Tuesday 8 July 2008

Satisfaction Guaranteed?

it seems as if we are being offered, more and more, the chance to have the
perfect life.

Coaches often talk about how we can "have it all", books offer us tips and
techniques for having a great life - we can have the perfect home, the
ideal family, a great sex life, the dream holiday, etc.

What strikes me about all of these offers is that they seem to be
suggesting that the everyday, ordinary, sometimes good sometimes bad, life
is not enough.

We are told that sex should be great every time, that relationships should
always be loving, that families should always be open and honest.

It seems as if it is our "right" to "have it all", to go for the perfect
life - as if, somehow, to settle for what is ordinary is to sell ourselves
short in some way - as if it isn't good enough to just have an ordinary
life, to eat a meal that isn't a "sensation of explosive tastes", or to
have a relationship that isn't "extra-ordinary".

There are many problems associated with this.

It makes it harder and harder for us to have satisfaction - we are
bombarded with so many ideas and images of the perfect life - the ideal
body shape to be, the ideal home, the model relationship - that reality in
all its inconsistency and ordinariness is often unable to satisfy us any more.

It's easy to feel as if we are missing out if we don't have a model
lifestyle, or if we aren't always engaged in wonderful, uplifiting
conversation in our relationships.

This dis-satisfaction creates a real sense of unease, and a lack
of appreciation of life as it is.

We can end up comparing how life is with the fantasy and images we have
created about how life could be lived, or how we think it IS lived by other
people who are "luckier" than us.

What might have been fulfilling and satisfying becomes clouded by our
expectations of how it could be, and we can lose our capacity to savour the
moment, in our pursuit of perfection and having it all.

This week's exploration is an invitation to you to savour the ordinariness
of life, to celebrate the "holiness in the mundane" (a lovely phrase I
heard in a sermon at a wedding last year).
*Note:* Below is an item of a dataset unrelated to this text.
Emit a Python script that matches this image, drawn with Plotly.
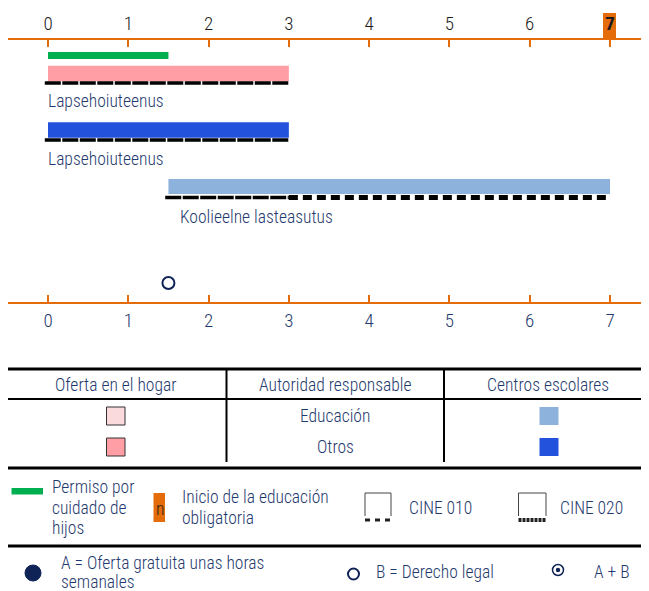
import plotly.graph_objects as go

# Datos (edades en años)
ages = [0, 1, 2, 3, 4, 5, 6, 7]
compulsory_start = 7

leave_start, leave_end = 0, 1.5  # Permiso por cuidado de hijos

service_names = ["Lapsehoiuteenus", "Lapsehoiuteenus", "Koolieelne lasteasutus"]
service_start = [0, 0, 1.5]
service_end = [3, 3, 7]
service_kind = ["hogar_otros", "centro_otros", "centro_edu"]

cine010_start = [0, 0, 1.5]
cine010_end = [3, 3, 3]
cine020_start = [None, None, 3]
cine020_end = [None, None, 7]

legal_right_age = [1.5]  # B = Derecho legal

# Estilo
FONT = "Roboto Condensed, Liberation Sans Narrow, DejaVu Sans Condensed, sans-serif"
FS = 17.5
WT = 300
NAVY = "#1F3A6E"
DARK = "#0F2357"
ORANGE = "#E46C0A"
GREEN = "#00B050"
COLORS = {
    "hogar_edu": "#FADADD",
    "hogar_otros": "#FF9EA5",
    "centro_edu": "#8DB3DD",
    "centro_otros": "#2352DC",
}

# la página añade 8 px de margen: la figura ocupa el resto de la ventana
OFF = 8
W, H = 649, 591
FW, FH = W - OFF, H - OFF
X0_PX, X7_PX = 48, 610
PX = (X7_PX - X0_PX) / 7.0


def px2x(p):
    return (p - X0_PX) / PX


def rx(p):
    return (p - OFF) / FW


# filas del gráfico (posición vertical en píxeles)
row_y = [73.5, 130, 186.5]
row_h = [15.5, 15.5, 15]
line_y = [83, 140, 197.5]
label_y = [101, 159, 217]
label_dx = [-2, -2, 10]

fig = go.Figure()

# permiso
fig.add_trace(go.Bar(
    orientation="h", y=[55.5], x=[leave_end - leave_start], base=[leave_start],
    width=[7], marker=dict(color=GREEN, line_width=0),
))

# servicios
fig.add_trace(go.Bar(
    orientation="h", y=row_y,
    x=[e - s for s, e in zip(service_start, service_end)], base=service_start,
    width=row_h, marker=dict(color=[COLORS[k] for k in service_kind], line_width=0),
))

# líneas CINE
for i in range(len(service_names)):
    fig.add_trace(go.Scatter(
        x=[cine010_start[i] - 0.04, cine010_end[i]], y=[line_y[i], line_y[i]],
        mode="lines", line=dict(color="black", width=3.5, dash="16px,1.5px"),
    ))
    if cine020_start[i] is not None:
        fig.add_trace(go.Scatter(
            x=[cine020_start[i], cine020_end[i]], y=[line_y[i], line_y[i]],
            mode="lines", line=dict(color="black", width=5, dash="9px,5px"),
        ))
    fig.add_annotation(
        x=px2x(X0_PX + service_start[i] * PX + label_dx[i]), y=label_y[i],
        text=service_names[i], showarrow=False, xanchor="left", yanchor="middle",
        font=dict(family=FONT, size=FS, color=NAVY, weight=WT),
    )

# derecho legal
fig.add_trace(go.Scatter(
    x=legal_right_age, y=[283] * len(legal_right_age), mode="markers",
    marker=dict(symbol="circle-open", size=12, color=DARK, line=dict(width=2, color=DARK)),
))

# cuadro naranja detrás del 7
fig.add_shape(type="rect", xref="x", yref="y", x0=compulsory_start - 0.087,
              x1=compulsory_start + 0.075, y0=13, y1=39,
              fillcolor=ORANGE, line_width=0, layer="below")


# ---------- leyenda ----------
def hline(y, w=3):
    fig.add_shape(type="line", xref="paper", yref="y", x0=0, x1=1,
                  y0=y, y1=y, line=dict(color="black", width=w))


def vline(x, y0, y1, w=2):
    fig.add_shape(type="line", xref="paper", yref="y", x0=rx(x), x1=rx(x),
                  y0=y0, y1=y1, line=dict(color="black", width=w))


def txt(x, y, s, anchor="left", size=FS, color=NAVY):
    fig.add_annotation(x=rx(x), y=y, xref="paper", yref="y", text=s, showarrow=False,
                       xanchor=anchor, yanchor="middle",
                       font=dict(family=FONT, size=size, color=color, weight=WT))


def box(x0, x1, y0, y1, fill, lc=None, lw=0):
    fig.add_shape(type="rect", xref="paper", yref="y", x0=rx(x0), x1=rx(x1), y0=y0, y1=y1,
                  fillcolor=fill, line=dict(color=lc or fill, width=lw))


hline(369, 3)
hline(399, 2)
hline(468, 3)
vline(226.5, 369, 462)
vline(444, 369, 462)
txt(116.5, 385, "Oferta en el hogar", "center")
txt(335, 385, "Autoridad responsable", "center")
txt(547.5, 385, "Centros escolares", "center")
txt(335, 416, "Educación", "center")
txt(335, 447, "Otros", "center")
box(106.5, 125, 407, 425, COLORS["hogar_edu"], "#333333", 1)
box(106.5, 125, 438, 456, COLORS["hogar_otros"], "#333333", 1)
box(539.5, 558.5, 407, 425, COLORS["centro_edu"])
box(539.5, 558.5, 438, 456, COLORS["centro_otros"])

# permiso / inicio obligatoria / CINE
box(11.5, 43, 488, 494.5, GREEN)
txt(50, 487, "Permiso por")
txt(50, 507.5, "cuidado de")
txt(50, 528, "hijos")
box(153.5, 165, 493, 522, ORANGE)
txt(159.5, 509, "n", "center", FS, "#222222")
txt(180, 497, "Inicio de la educación")
txt(180, 518, "obligatoria")

for x0, x1, dash, bw, label, lx in [(365, 391, "5px,5px", 3, "CINE 010", 407),
                                    (518.5, 546, "3px,1px", 4, "CINE 020", 558)]:
    fig.add_shape(type="path", xref="paper", yref="y",
                  path=f"M {rx(x0)},516 L {rx(x0)},493 L {rx(x1)},493 L {rx(x1)},516",
                  line=dict(color="#444444", width=1))
    fig.add_shape(type="line", xref="paper", yref="y", x0=rx(x0), x1=rx(x1), y0=520, y1=520,
                  line=dict(color="#222222", width=bw, dash=dash))
    txt(lx, 507.5, label)

hline(546, 3)

# A / B / A+B
fig.add_shape(type="circle", xref="paper", yref="y", x0=rx(25), x1=rx(41), y0=565, y1=581,
              fillcolor=DARK, line=dict(color=DARK, width=1))
txt(59, 562.5, "A = Oferta gratuita unas horas")
txt(59, 581.5, "semanales")
fig.add_shape(type="circle", xref="paper", yref="y", x0=rx(348), x1=rx(359), y0=568.5, y1=579.5,
              line=dict(color=DARK, width=2))
txt(374, 572, "B = Derecho legal")
fig.add_shape(type="circle", xref="paper", yref="y", x0=rx(552.5), x1=rx(563.5), y0=564.5, y1=575.5,
              line=dict(color=DARK, width=1.5))
fig.add_shape(type="circle", xref="paper", yref="y", x0=rx(555.8), x1=rx(560.2), y0=567.8, y1=572.2,
              fillcolor=DARK, line=dict(color=DARK, width=0))
txt(592, 572, "A + B")

xr = [px2x(OFF), px2x(W)]
axis_common = dict(
    range=xr, domain=[0, 1], tickmode="array", tickvals=ages, ticks="inside",
    ticklen=7, tickwidth=2, tickcolor=ORANGE, showline=True, linecolor=ORANGE,
    linewidth=2, showgrid=False, zeroline=False, anchor="free",
)

fig.update_layout(
    width=FW, height=FH,
    margin=dict(l=0, r=0, t=0, b=0),
    plot_bgcolor="white", paper_bgcolor="white",
    barmode="overlay", showlegend=False,
    xaxis=dict(**axis_common, side="bottom", position=1 - (303 - OFF) / FH,
               ticktext=[str(a) for a in ages],
               tickfont=dict(family=FONT, size=19, color=NAVY, weight=WT)),
    xaxis2=dict(**axis_common, side="top", position=1 - (39 - OFF) / FH, overlaying="x",
                ticktext=[f"<b>{a}</b>" if a == compulsory_start else str(a) for a in ages],
                tickfont=dict(family=FONT, size=19, color="#1A1A1A", weight=WT)),
    yaxis=dict(range=[H, OFF], domain=[0, 1], visible=False),
)
# traza invisible para mostrar el eje superior
fig.add_trace(go.Scatter(x=[0], y=[-10], xaxis="x2", mode="markers", marker_opacity=0,
                         hoverinfo="skip"))

fig.write_html("out.html")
I invite you to take an area where you feel you are missing out on
something, or which you judge to be "ordinary" or "dull" or "mundane".

What expectations do you have about this area?
What comparisons might you be making?
What would be different if you let go of your pictures about how it "should
be"?
What would it be like if you accepted that this is "as good as it gets"?
What freedom open up for you if you were to let go of looking for
extra-ordinariness, and be with the everyday just as it is?